◆ **Data**:

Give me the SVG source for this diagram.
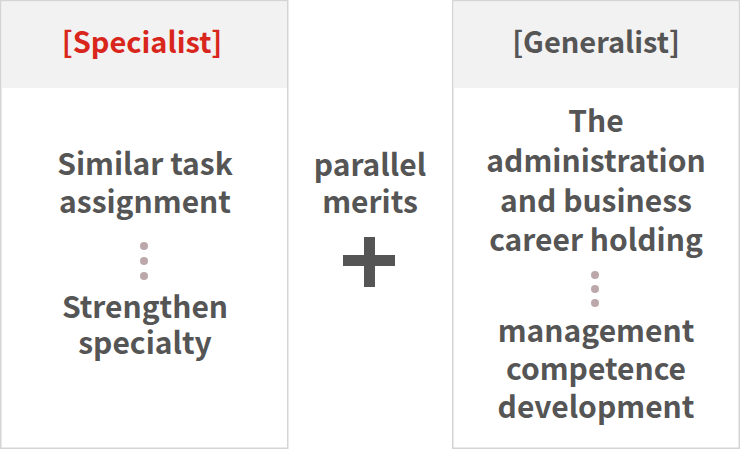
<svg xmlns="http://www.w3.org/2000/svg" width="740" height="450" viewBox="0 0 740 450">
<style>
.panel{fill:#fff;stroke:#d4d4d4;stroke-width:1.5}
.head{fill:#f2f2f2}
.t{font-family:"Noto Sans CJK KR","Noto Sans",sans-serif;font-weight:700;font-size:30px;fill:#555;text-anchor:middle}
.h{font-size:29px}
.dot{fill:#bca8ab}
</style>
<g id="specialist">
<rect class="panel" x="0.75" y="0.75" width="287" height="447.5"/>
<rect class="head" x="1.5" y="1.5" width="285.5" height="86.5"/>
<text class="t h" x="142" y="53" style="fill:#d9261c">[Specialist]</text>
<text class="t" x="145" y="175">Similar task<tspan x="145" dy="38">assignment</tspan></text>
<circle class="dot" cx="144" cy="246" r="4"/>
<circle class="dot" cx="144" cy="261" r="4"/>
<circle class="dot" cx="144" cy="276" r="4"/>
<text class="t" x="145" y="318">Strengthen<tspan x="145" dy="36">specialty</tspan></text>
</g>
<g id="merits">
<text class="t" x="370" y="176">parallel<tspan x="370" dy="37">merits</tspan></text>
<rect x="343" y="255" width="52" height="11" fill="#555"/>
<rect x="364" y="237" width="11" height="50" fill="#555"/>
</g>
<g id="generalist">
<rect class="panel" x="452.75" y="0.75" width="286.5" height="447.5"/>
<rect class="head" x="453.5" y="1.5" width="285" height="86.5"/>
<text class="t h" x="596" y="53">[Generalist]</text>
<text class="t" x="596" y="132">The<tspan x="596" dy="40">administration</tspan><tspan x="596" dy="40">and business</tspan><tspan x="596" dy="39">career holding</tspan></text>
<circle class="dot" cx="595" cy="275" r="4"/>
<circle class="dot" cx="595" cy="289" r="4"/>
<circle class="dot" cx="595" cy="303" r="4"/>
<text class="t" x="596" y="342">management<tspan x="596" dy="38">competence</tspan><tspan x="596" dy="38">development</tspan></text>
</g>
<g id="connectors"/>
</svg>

◆ **Work required**: All the lines above are to be reproduced exactly, except the pictures.

◆ **The response**:
Give me the SVG source for this diagram.
<svg xmlns="http://www.w3.org/2000/svg" width="740" height="450" viewBox="0 0 740 450">
<style>
.panel{fill:#fff;stroke:#d4d4d4;stroke-width:1.5}
.head{fill:#f2f2f2}
.t{font-family:"Noto Sans CJK KR","Noto Sans",sans-serif;font-weight:700;font-size:30px;fill:#555;text-anchor:middle}
.h{font-size:29px}
.dot{fill:#bca8ab}
</style>
<g id="specialist">
<rect class="panel" x="0.75" y="0.75" width="287" height="447.5"/>
<rect class="head" x="1.5" y="1.5" width="285.5" height="86.5"/>
<text class="t h" x="142" y="53" style="fill:#d9261c">[Specialist]</text>
<text class="t" x="145" y="175">Similar task<tspan x="145" dy="38">assignment</tspan></text>
<circle class="dot" cx="144" cy="246" r="4"/>
<circle class="dot" cx="144" cy="261" r="4"/>
<circle class="dot" cx="144" cy="276" r="4"/>
<text class="t" x="145" y="318">Strengthen<tspan x="145" dy="36">specialty</tspan></text>
</g>
<g id="merits">
<text class="t" x="370" y="176">parallel<tspan x="370" dy="37">merits</tspan></text>
<rect x="343" y="255" width="52" height="11" fill="#555"/>
<rect x="364" y="237" width="11" height="50" fill="#555"/>
</g>
<g id="generalist">
<rect class="panel" x="452.75" y="0.75" width="286.5" height="447.5"/>
<rect class="head" x="453.5" y="1.5" width="285" height="86.5"/>
<text class="t h" x="596" y="53">[Generalist]</text>
<text class="t" x="596" y="132">The<tspan x="596" dy="40">administration</tspan><tspan x="596" dy="40">and business</tspan><tspan x="596" dy="39">career holding</tspan></text>
<circle class="dot" cx="595" cy="275" r="4"/>
<circle class="dot" cx="595" cy="289" r="4"/>
<circle class="dot" cx="595" cy="303" r="4"/>
<text class="t" x="596" y="342">management<tspan x="596" dy="38">competence</tspan><tspan x="596" dy="38">development</tspan></text>
</g>
<g id="connectors"/>
</svg>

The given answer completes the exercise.